DATASET CONTENT:
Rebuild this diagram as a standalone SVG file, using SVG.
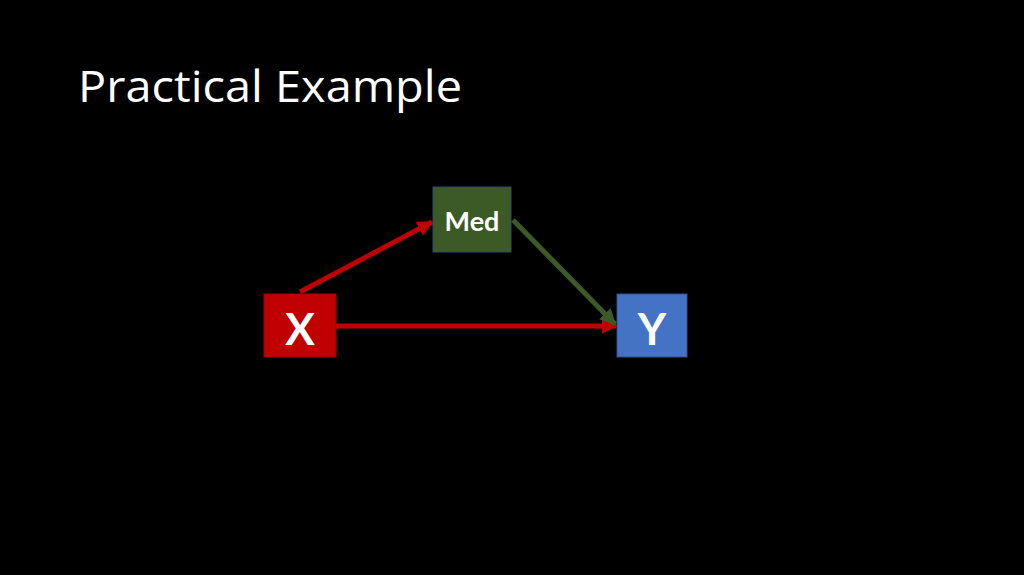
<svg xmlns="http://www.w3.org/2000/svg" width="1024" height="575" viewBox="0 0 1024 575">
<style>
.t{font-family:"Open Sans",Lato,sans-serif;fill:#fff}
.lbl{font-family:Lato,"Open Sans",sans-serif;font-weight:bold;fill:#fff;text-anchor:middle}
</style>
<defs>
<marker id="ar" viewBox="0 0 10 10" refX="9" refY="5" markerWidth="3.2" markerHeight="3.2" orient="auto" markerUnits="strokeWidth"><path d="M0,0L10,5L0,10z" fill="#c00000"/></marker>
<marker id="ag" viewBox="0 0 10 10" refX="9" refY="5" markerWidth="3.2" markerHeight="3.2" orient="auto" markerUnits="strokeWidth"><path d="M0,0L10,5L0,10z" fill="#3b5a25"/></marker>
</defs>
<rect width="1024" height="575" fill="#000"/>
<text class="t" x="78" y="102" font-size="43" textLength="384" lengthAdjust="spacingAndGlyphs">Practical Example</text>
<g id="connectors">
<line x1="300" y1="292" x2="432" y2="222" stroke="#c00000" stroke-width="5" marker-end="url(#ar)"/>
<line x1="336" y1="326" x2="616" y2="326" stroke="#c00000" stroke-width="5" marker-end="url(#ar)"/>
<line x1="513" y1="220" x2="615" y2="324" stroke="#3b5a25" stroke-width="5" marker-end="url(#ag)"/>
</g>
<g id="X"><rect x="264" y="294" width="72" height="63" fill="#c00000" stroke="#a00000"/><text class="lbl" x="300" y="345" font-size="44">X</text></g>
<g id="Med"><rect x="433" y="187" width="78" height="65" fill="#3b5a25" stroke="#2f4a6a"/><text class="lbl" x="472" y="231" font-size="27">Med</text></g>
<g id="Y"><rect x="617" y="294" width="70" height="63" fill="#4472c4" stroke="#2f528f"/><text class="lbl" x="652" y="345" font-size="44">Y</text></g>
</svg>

STATED TASK: Transcribe the full listing character for character. Pictures are excluded.

FULL SOLUTION:
Rebuild this diagram as a standalone SVG file, using SVG.
<svg xmlns="http://www.w3.org/2000/svg" width="1024" height="575" viewBox="0 0 1024 575">
<style>
.t{font-family:"Open Sans",Lato,sans-serif;fill:#fff}
.lbl{font-family:Lato,"Open Sans",sans-serif;font-weight:bold;fill:#fff;text-anchor:middle}
</style>
<defs>
<marker id="ar" viewBox="0 0 10 10" refX="9" refY="5" markerWidth="3.2" markerHeight="3.2" orient="auto" markerUnits="strokeWidth"><path d="M0,0L10,5L0,10z" fill="#c00000"/></marker>
<marker id="ag" viewBox="0 0 10 10" refX="9" refY="5" markerWidth="3.2" markerHeight="3.2" orient="auto" markerUnits="strokeWidth"><path d="M0,0L10,5L0,10z" fill="#3b5a25"/></marker>
</defs>
<rect width="1024" height="575" fill="#000"/>
<text class="t" x="78" y="102" font-size="43" textLength="384" lengthAdjust="spacingAndGlyphs">Practical Example</text>
<g id="connectors">
<line x1="300" y1="292" x2="432" y2="222" stroke="#c00000" stroke-width="5" marker-end="url(#ar)"/>
<line x1="336" y1="326" x2="616" y2="326" stroke="#c00000" stroke-width="5" marker-end="url(#ar)"/>
<line x1="513" y1="220" x2="615" y2="324" stroke="#3b5a25" stroke-width="5" marker-end="url(#ag)"/>
</g>
<g id="X"><rect x="264" y="294" width="72" height="63" fill="#c00000" stroke="#a00000"/><text class="lbl" x="300" y="345" font-size="44">X</text></g>
<g id="Med"><rect x="433" y="187" width="78" height="65" fill="#3b5a25" stroke="#2f4a6a"/><text class="lbl" x="472" y="231" font-size="27">Med</text></g>
<g id="Y"><rect x="617" y="294" width="70" height="63" fill="#4472c4" stroke="#2f528f"/><text class="lbl" x="652" y="345" font-size="44">Y</text></g>
</svg>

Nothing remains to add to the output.